(STORED RECORDS):
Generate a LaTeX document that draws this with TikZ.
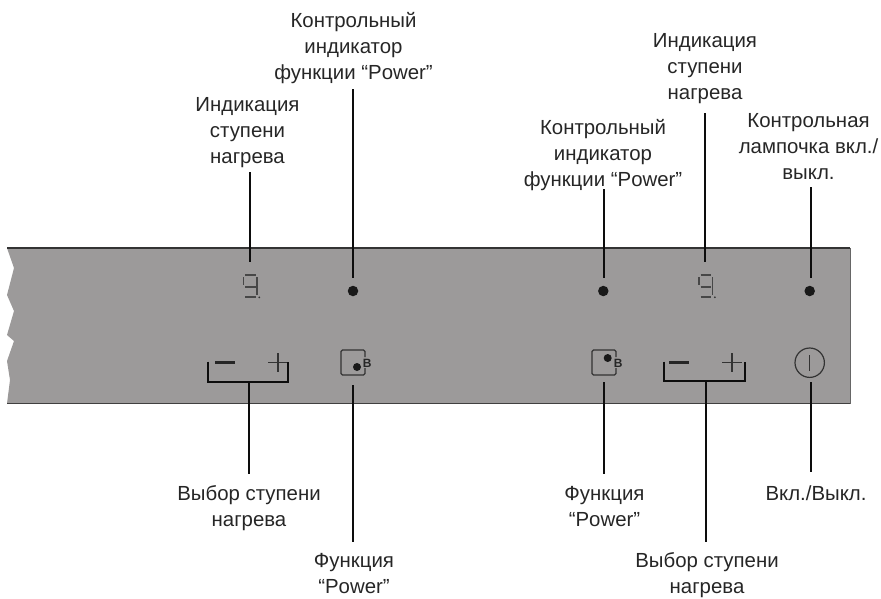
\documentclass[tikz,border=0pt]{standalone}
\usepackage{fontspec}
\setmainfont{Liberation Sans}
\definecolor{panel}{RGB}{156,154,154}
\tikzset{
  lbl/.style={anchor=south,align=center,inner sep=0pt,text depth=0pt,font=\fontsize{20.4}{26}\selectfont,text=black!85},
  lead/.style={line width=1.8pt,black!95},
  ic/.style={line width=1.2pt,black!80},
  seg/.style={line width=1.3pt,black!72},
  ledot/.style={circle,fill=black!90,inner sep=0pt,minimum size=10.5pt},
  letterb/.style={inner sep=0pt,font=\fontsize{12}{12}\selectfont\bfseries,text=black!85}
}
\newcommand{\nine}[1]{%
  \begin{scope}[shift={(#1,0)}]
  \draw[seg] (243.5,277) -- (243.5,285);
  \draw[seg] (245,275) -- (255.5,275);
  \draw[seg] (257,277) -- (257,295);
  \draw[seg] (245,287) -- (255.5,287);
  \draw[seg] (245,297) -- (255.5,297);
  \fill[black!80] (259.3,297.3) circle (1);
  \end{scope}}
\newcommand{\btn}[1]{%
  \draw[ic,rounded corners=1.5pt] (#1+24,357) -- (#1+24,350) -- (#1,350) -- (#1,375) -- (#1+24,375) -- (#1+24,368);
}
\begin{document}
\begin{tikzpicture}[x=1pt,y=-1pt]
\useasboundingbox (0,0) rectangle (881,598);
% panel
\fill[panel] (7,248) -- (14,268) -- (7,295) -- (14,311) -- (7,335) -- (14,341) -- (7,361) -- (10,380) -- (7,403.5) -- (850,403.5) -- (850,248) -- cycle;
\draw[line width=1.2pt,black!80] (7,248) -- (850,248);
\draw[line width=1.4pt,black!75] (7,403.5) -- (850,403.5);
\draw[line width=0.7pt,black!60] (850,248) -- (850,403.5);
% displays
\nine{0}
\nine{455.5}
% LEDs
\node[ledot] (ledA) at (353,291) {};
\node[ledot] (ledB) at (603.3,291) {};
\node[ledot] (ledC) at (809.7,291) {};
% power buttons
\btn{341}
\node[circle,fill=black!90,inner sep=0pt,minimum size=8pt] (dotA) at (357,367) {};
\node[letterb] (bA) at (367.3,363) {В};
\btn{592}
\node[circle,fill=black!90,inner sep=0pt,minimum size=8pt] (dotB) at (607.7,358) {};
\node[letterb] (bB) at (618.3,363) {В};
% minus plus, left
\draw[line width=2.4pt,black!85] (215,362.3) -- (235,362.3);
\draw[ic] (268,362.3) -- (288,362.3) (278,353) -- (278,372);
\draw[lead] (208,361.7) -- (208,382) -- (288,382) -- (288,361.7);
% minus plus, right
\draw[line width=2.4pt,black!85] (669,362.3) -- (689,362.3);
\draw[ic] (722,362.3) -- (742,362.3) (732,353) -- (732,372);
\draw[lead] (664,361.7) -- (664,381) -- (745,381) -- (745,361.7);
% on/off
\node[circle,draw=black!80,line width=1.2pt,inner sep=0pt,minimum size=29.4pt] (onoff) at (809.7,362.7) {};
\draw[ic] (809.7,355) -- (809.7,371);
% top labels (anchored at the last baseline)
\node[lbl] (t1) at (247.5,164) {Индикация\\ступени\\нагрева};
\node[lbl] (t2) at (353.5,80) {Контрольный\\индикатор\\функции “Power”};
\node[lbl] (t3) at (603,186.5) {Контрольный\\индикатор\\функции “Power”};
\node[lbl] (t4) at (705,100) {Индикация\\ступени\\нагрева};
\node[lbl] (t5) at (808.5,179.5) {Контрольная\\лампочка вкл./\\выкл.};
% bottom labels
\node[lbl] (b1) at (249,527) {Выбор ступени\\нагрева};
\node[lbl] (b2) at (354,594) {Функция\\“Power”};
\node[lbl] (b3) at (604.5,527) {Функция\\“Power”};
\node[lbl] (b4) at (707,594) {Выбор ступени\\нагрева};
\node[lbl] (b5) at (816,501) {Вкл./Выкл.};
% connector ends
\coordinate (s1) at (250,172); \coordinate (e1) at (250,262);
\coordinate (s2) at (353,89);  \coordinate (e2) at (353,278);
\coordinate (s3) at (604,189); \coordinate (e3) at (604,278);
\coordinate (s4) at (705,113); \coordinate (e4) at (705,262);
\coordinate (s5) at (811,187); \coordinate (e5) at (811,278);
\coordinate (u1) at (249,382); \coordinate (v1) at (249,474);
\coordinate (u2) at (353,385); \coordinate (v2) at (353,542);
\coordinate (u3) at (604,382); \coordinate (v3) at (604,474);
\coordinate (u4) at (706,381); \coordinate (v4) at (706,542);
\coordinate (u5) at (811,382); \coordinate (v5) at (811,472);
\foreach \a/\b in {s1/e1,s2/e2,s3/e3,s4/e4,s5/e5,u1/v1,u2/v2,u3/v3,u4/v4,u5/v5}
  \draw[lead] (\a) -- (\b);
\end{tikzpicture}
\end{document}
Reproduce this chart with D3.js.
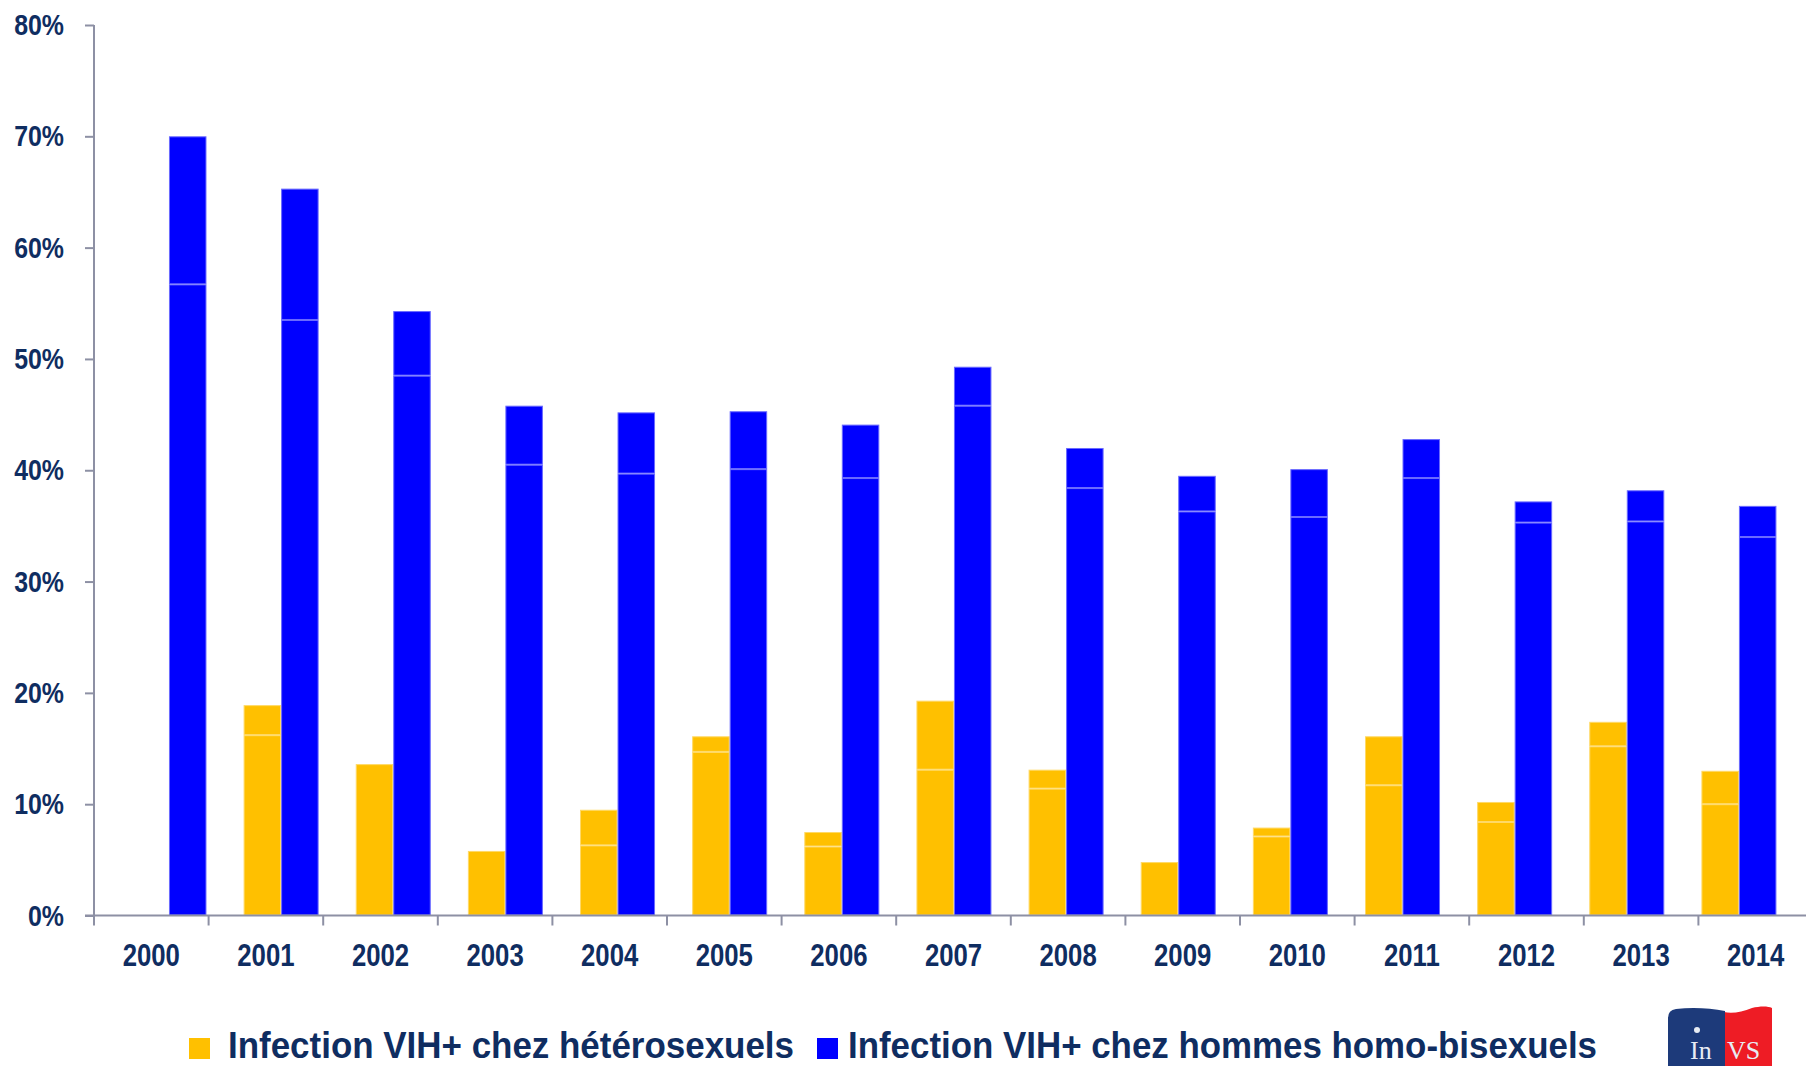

(AIM):
The pictures in the entries should be left out; output everything else exactly.

(FINISHED EXERCISE):
Generate a LaTeX document that draws this with TikZ.
\documentclass[tikz,border=0pt]{standalone}
\usepackage{fontspec}
\setmainfont{Liberation Sans}
\definecolor{panel}{RGB}{156,154,154}
\tikzset{
  lbl/.style={anchor=south,align=center,inner sep=0pt,text depth=0pt,font=\fontsize{20.4}{26}\selectfont,text=black!85},
  lead/.style={line width=1.8pt,black!95},
  ic/.style={line width=1.2pt,black!80},
  seg/.style={line width=1.3pt,black!72},
  ledot/.style={circle,fill=black!90,inner sep=0pt,minimum size=10.5pt},
  letterb/.style={inner sep=0pt,font=\fontsize{12}{12}\selectfont\bfseries,text=black!85}
}
\newcommand{\nine}[1]{%
  \begin{scope}[shift={(#1,0)}]
  \draw[seg] (243.5,277) -- (243.5,285);
  \draw[seg] (245,275) -- (255.5,275);
  \draw[seg] (257,277) -- (257,295);
  \draw[seg] (245,287) -- (255.5,287);
  \draw[seg] (245,297) -- (255.5,297);
  \fill[black!80] (259.3,297.3) circle (1);
  \end{scope}}
\newcommand{\btn}[1]{%
  \draw[ic,rounded corners=1.5pt] (#1+24,357) -- (#1+24,350) -- (#1,350) -- (#1,375) -- (#1+24,375) -- (#1+24,368);
}
\begin{document}
\begin{tikzpicture}[x=1pt,y=-1pt]
\useasboundingbox (0,0) rectangle (881,598);
% panel
\fill[panel] (7,248) -- (14,268) -- (7,295) -- (14,311) -- (7,335) -- (14,341) -- (7,361) -- (10,380) -- (7,403.5) -- (850,403.5) -- (850,248) -- cycle;
\draw[line width=1.2pt,black!80] (7,248) -- (850,248);
\draw[line width=1.4pt,black!75] (7,403.5) -- (850,403.5);
\draw[line width=0.7pt,black!60] (850,248) -- (850,403.5);
% displays
\nine{0}
\nine{455.5}
% LEDs
\node[ledot] (ledA) at (353,291) {};
\node[ledot] (ledB) at (603.3,291) {};
\node[ledot] (ledC) at (809.7,291) {};
% power buttons
\btn{341}
\node[circle,fill=black!90,inner sep=0pt,minimum size=8pt] (dotA) at (357,367) {};
\node[letterb] (bA) at (367.3,363) {В};
\btn{592}
\node[circle,fill=black!90,inner sep=0pt,minimum size=8pt] (dotB) at (607.7,358) {};
\node[letterb] (bB) at (618.3,363) {В};
% minus plus, left
\draw[line width=2.4pt,black!85] (215,362.3) -- (235,362.3);
\draw[ic] (268,362.3) -- (288,362.3) (278,353) -- (278,372);
\draw[lead] (208,361.7) -- (208,382) -- (288,382) -- (288,361.7);
% minus plus, right
\draw[line width=2.4pt,black!85] (669,362.3) -- (689,362.3);
\draw[ic] (722,362.3) -- (742,362.3) (732,353) -- (732,372);
\draw[lead] (664,361.7) -- (664,381) -- (745,381) -- (745,361.7);
% on/off
\node[circle,draw=black!80,line width=1.2pt,inner sep=0pt,minimum size=29.4pt] (onoff) at (809.7,362.7) {};
\draw[ic] (809.7,355) -- (809.7,371);
% top labels (anchored at the last baseline)
\node[lbl] (t1) at (247.5,164) {Индикация\\ступени\\нагрева};
\node[lbl] (t2) at (353.5,80) {Контрольный\\индикатор\\функции “Power”};
\node[lbl] (t3) at (603,186.5) {Контрольный\\индикатор\\функции “Power”};
\node[lbl] (t4) at (705,100) {Индикация\\ступени\\нагрева};
\node[lbl] (t5) at (808.5,179.5) {Контрольная\\лампочка вкл./\\выкл.};
% bottom labels
\node[lbl] (b1) at (249,527) {Выбор ступени\\нагрева};
\node[lbl] (b2) at (354,594) {Функция\\“Power”};
\node[lbl] (b3) at (604.5,527) {Функция\\“Power”};
\node[lbl] (b4) at (707,594) {Выбор ступени\\нагрева};
\node[lbl] (b5) at (816,501) {Вкл./Выкл.};
% connector ends
\coordinate (s1) at (250,172); \coordinate (e1) at (250,262);
\coordinate (s2) at (353,89);  \coordinate (e2) at (353,278);
\coordinate (s3) at (604,189); \coordinate (e3) at (604,278);
\coordinate (s4) at (705,113); \coordinate (e4) at (705,262);
\coordinate (s5) at (811,187); \coordinate (e5) at (811,278);
\coordinate (u1) at (249,382); \coordinate (v1) at (249,474);
\coordinate (u2) at (353,385); \coordinate (v2) at (353,542);
\coordinate (u3) at (604,382); \coordinate (v3) at (604,474);
\coordinate (u4) at (706,381); \coordinate (v4) at (706,542);
\coordinate (u5) at (811,382); \coordinate (v5) at (811,472);
\foreach \a/\b in {s1/e1,s2/e2,s3/e3,s4/e4,s5/e5,u1/v1,u2/v2,u3/v3,u4/v4,u5/v5}
  \draw[lead] (\a) -- (\b);
\end{tikzpicture}
\end{document}
Reproduce this chart with D3.js.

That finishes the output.